◆ **Instructions to follow**
Skip the pictures. Reproduce all other material exactly.

◆ **Data extract**
.....

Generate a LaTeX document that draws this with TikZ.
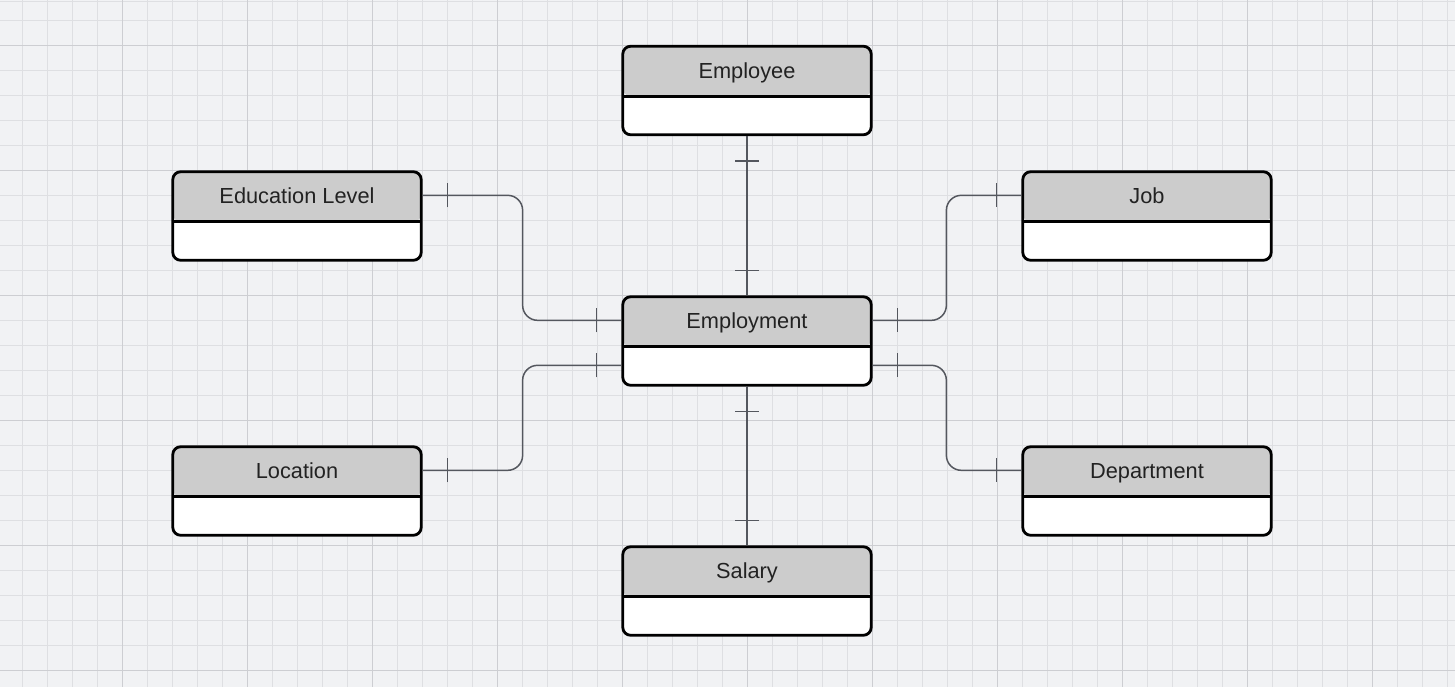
\documentclass[tikz,border=0pt]{standalone}
\usepackage{fontspec}
\setmainfont{Liberation Sans}
\usetikzlibrary{decorations.markings}
\definecolor{canvas}{HTML}{F1F2F4}
\definecolor{minorline}{HTML}{DEDFE2}
\definecolor{majorline}{HTML}{CDCED2}
\definecolor{head}{HTML}{CCCCCC}
\definecolor{wire}{HTML}{54575E}
\definecolor{ink}{HTML}{222222}

\tikzset{
  entity/.style={draw=black, line width=1.6pt, rounded corners=4.5pt, fill=white,
    minimum width=4.97cm, inner ysep=0pt, text height=18.1pt, text depth=32.3pt,
    font=\fontsize{12.4}{15}\selectfont, text=ink,
    path picture={
      \fill[head] (path picture bounding box.north west) rectangle ([yshift=-1cm]path picture bounding box.north east);
      \draw[line width=1.6pt] ([yshift=-1cm]path picture bounding box.north west) -- ([yshift=-1cm]path picture bounding box.north east);
    }},
  link/.style={draw=wire, line width=0.85pt, rounded corners=0.3cm, postaction={decorate},
    decoration={markings,
      mark=at position 0.5cm with {\draw[wire, line width=0.85pt] (0,-0.24cm) -- (0,0.24cm);},
      mark=at position -0.5cm with {\draw[wire, line width=0.85pt] (0,-0.24cm) -- (0,0.24cm);}}},
  minor/.style={draw=minorline, line width=0.5pt},
  major/.style={draw=majorline, line width=0.5pt}
}

\begin{document}
\begin{tikzpicture}[x=0.02cm, y=-0.02cm]
\useasboundingbox (0,0) rectangle (1455,687);
\fill[canvas] (0,0) rectangle (1455,687);
\draw[minor] (0,1) -- (1455,1);
\foreach \x in {22,47,...,1447} \draw[minor] (\x,0) -- (\x,687);
\foreach \y in {20,45,...,670} \draw[minor] (0,\y) -- (1455,\y);
\foreach \x in {122,247,...,1372} \draw[major] (\x,0) -- (\x,687);
\foreach \y in {45,170,...,670} \draw[major] (0,\y) -- (1455,\y);

\node[entity] (employee) at (747,90.5) {Employee};
\node[entity] (edu) at (297,216) {Education Level};
\node[entity] (job) at (1147,216) {Job};
\node[entity] (employment) at (747,341) {Employment};
\node[entity] (location) at (297,491) {Location};
\node[entity] (department) at (1147,491) {Department};
\node[entity] (salary) at (747,591) {Salary};

\draw[link] (employee.south) -- (employment.north);
\draw[link] (employment.south) -- (salary.north);
\draw[link] ([yshift=-0.5cm]edu.north east) -- ++(100,0) |- ([yshift=-0.5cm]employment.north west);
\draw[link] ([yshift=-0.5cm]location.north east) -- ++(100,0) |- ([yshift=-1.4cm]employment.north west);
\draw[link] ([yshift=-0.5cm]job.north west) -- ++(-75,0) |- ([yshift=-0.5cm]employment.north east);
\draw[link] ([yshift=-0.5cm]department.north west) -- ++(-75,0) |- ([yshift=-1.4cm]employment.north east);
\end{tikzpicture}
\end{document}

.....

◆ **Output**
Generate a LaTeX document that draws this with TikZ.
\documentclass[tikz,border=0pt]{standalone}
\usepackage{fontspec}
\setmainfont{Liberation Sans}
\usetikzlibrary{decorations.markings}
\definecolor{canvas}{HTML}{F1F2F4}
\definecolor{minorline}{HTML}{DEDFE2}
\definecolor{majorline}{HTML}{CDCED2}
\definecolor{head}{HTML}{CCCCCC}
\definecolor{wire}{HTML}{54575E}
\definecolor{ink}{HTML}{222222}

\tikzset{
  entity/.style={draw=black, line width=1.6pt, rounded corners=4.5pt, fill=white,
    minimum width=4.97cm, inner ysep=0pt, text height=18.1pt, text depth=32.3pt,
    font=\fontsize{12.4}{15}\selectfont, text=ink,
    path picture={
      \fill[head] (path picture bounding box.north west) rectangle ([yshift=-1cm]path picture bounding box.north east);
      \draw[line width=1.6pt] ([yshift=-1cm]path picture bounding box.north west) -- ([yshift=-1cm]path picture bounding box.north east);
    }},
  link/.style={draw=wire, line width=0.85pt, rounded corners=0.3cm, postaction={decorate},
    decoration={markings,
      mark=at position 0.5cm with {\draw[wire, line width=0.85pt] (0,-0.24cm) -- (0,0.24cm);},
      mark=at position -0.5cm with {\draw[wire, line width=0.85pt] (0,-0.24cm) -- (0,0.24cm);}}},
  minor/.style={draw=minorline, line width=0.5pt},
  major/.style={draw=majorline, line width=0.5pt}
}

\begin{document}
\begin{tikzpicture}[x=0.02cm, y=-0.02cm]
\useasboundingbox (0,0) rectangle (1455,687);
\fill[canvas] (0,0) rectangle (1455,687);
\draw[minor] (0,1) -- (1455,1);
\foreach \x in {22,47,...,1447} \draw[minor] (\x,0) -- (\x,687);
\foreach \y in {20,45,...,670} \draw[minor] (0,\y) -- (1455,\y);
\foreach \x in {122,247,...,1372} \draw[major] (\x,0) -- (\x,687);
\foreach \y in {45,170,...,670} \draw[major] (0,\y) -- (1455,\y);

\node[entity] (employee) at (747,90.5) {Employee};
\node[entity] (edu) at (297,216) {Education Level};
\node[entity] (job) at (1147,216) {Job};
\node[entity] (employment) at (747,341) {Employment};
\node[entity] (location) at (297,491) {Location};
\node[entity] (department) at (1147,491) {Department};
\node[entity] (salary) at (747,591) {Salary};

\draw[link] (employee.south) -- (employment.north);
\draw[link] (employment.south) -- (salary.north);
\draw[link] ([yshift=-0.5cm]edu.north east) -- ++(100,0) |- ([yshift=-0.5cm]employment.north west);
\draw[link] ([yshift=-0.5cm]location.north east) -- ++(100,0) |- ([yshift=-1.4cm]employment.north west);
\draw[link] ([yshift=-0.5cm]job.north west) -- ++(-75,0) |- ([yshift=-0.5cm]employment.north east);
\draw[link] ([yshift=-0.5cm]department.north west) -- ++(-75,0) |- ([yshift=-1.4cm]employment.north east);
\end{tikzpicture}
\end{document}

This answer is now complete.